The Exhibition will be on view from January 7th to March 5th with an opening reception Thursday, January 7th from 6 to 8 p.m.
For the last thirty years, Kac has pioneered new art forms such as digital art, telepresence, and bio art—including the globally celebrated artwork GFP Bunny. “We are witnessing the emergence of a new type of artist, the artist/scientist/researcher,” Christiane Paul, curator at the Whitney Museum of American Art, told NY Arts Magazine. “Eduardo Kac is a perfect example.”
In development since 2006, the Lagolyphs echo the playfulness of the rabbit that inspires their form; they suggest meaning while escaping our grasp.

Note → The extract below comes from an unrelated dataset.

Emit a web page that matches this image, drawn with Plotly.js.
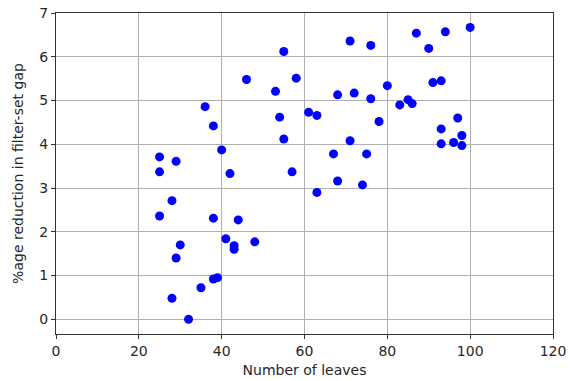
<!DOCTYPE html>
<html>
<head>
<meta charset="utf-8">
<script src="https://cdn.plot.ly/plotly-3.0.1.min.js"></script>
<style>html,body{margin:0;padding:0;background:#fff;}#chart{width:571px;height:381px;}</style>
</head>
<body>
<div id="chart"></div>
<script>
const leaves = [25, 25, 29, 28, 25, 30, 29, 28, 32, 35, 38, 39, 38, 41, 43, 43, 44, 48, 36, 38,
  40, 42, 46, 55, 53, 54, 55, 57, 58, 61, 63, 63, 68, 67, 71, 74, 75, 68, 72, 76,
  78, 80, 71, 76, 83, 85, 86, 87, 90, 91, 93, 94, 100, 97, 93, 93, 96, 98, 98];
const reduction = [3.71, 3.37, 3.61, 2.71, 2.36, 1.70, 1.40, 0.48, 0.00, 0.72, 0.92, 0.95, 2.31, 1.84, 1.68, 1.60, 2.27, 1.77, 4.86, 4.42,
  3.87, 3.33, 5.48, 6.12, 5.21, 4.62, 4.12, 3.37, 5.51, 4.73, 4.66, 2.90, 3.16, 3.78, 4.08, 3.07, 3.78, 5.13, 5.17, 5.04,
  4.52, 5.34, 6.36, 6.26, 4.90, 5.02, 4.93, 6.54, 6.19, 5.41, 5.45, 6.57, 6.67, 4.60, 4.35, 4.01, 4.04, 4.20, 3.97];
const xTicks = [0, 20, 40, 60, 80, 100, 120];
const yTicks = [0, 1, 2, 3, 4, 5, 6, 7];

const font = {family: 'DejaVu Sans', size: 14, color: '#262626'};
const axisCommon = {
  showline: true, mirror: true, linecolor: '#333', linewidth: 1,
  ticks: 'outside', ticklen: 4, tickwidth: 1, tickcolor: '#333',
  showgrid: true, gridcolor: '#b0b0b0', gridwidth: 1,
  zeroline: false,
  tickfont: font
};

Plotly.newPlot('chart', [{
  type: 'scatter', mode: 'markers', x: leaves, y: reduction,
  marker: {color: '#0000ff', size: 9}, hoverinfo: 'none'
}], {
  width: 571, height: 381,
  margin: {l: 56, r: 18, t: 13, b: 47},
  paper_bgcolor: '#fff', plot_bgcolor: '#fff',
  showlegend: false,
  xaxis: Object.assign({}, axisCommon, {
    range: [0, 120], tickvals: xTicks,
    title: {text: 'Number of leaves', font: font, standoff: 7}
  }),
  yaxis: Object.assign({}, axisCommon, {
    range: [-0.337, 7], tickvals: yTicks,
    title: {text: '%age reduction in filter-set gap', font: font, standoff: 12}
  })
}, {staticPlot: true});
</script>
</body>
</html>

Described as leporimorphic or rabbitographic, the Lagolyphs eschew characters and phonetic symbols in favor of a crytpolanguage that multiplies (as rabbits are wont to do) possible meanings.
Kac’s video works use this sense of multiplication as an allegory for the proliferation of new narratives in the 21st century—As the New York Times observed in a review of Kac’s work, “Now that we’ve picked up the code, we’ve begun our own translations.” Kac states that Lagoglyph Animation “…is different from traditional animations in that it does not have a beginning or an end: it evolves continuously and never repeats itself. It doesn’t loop.” The work was exhibited at the Havana Biennial earlier this summer.
Eduardo Kac (pronounced “Katz”) lives and works in Chicago. He has exhibited internationally at venues that include Whitechapel Gallery, London; Maison Européenne de la Photographie, Paris; Castello di Rivoli, Turin, Italy; Mori Art Museum, Tokyo; Reina Sofia Museum, Madrid; and Seoul Museum of Art, Korea.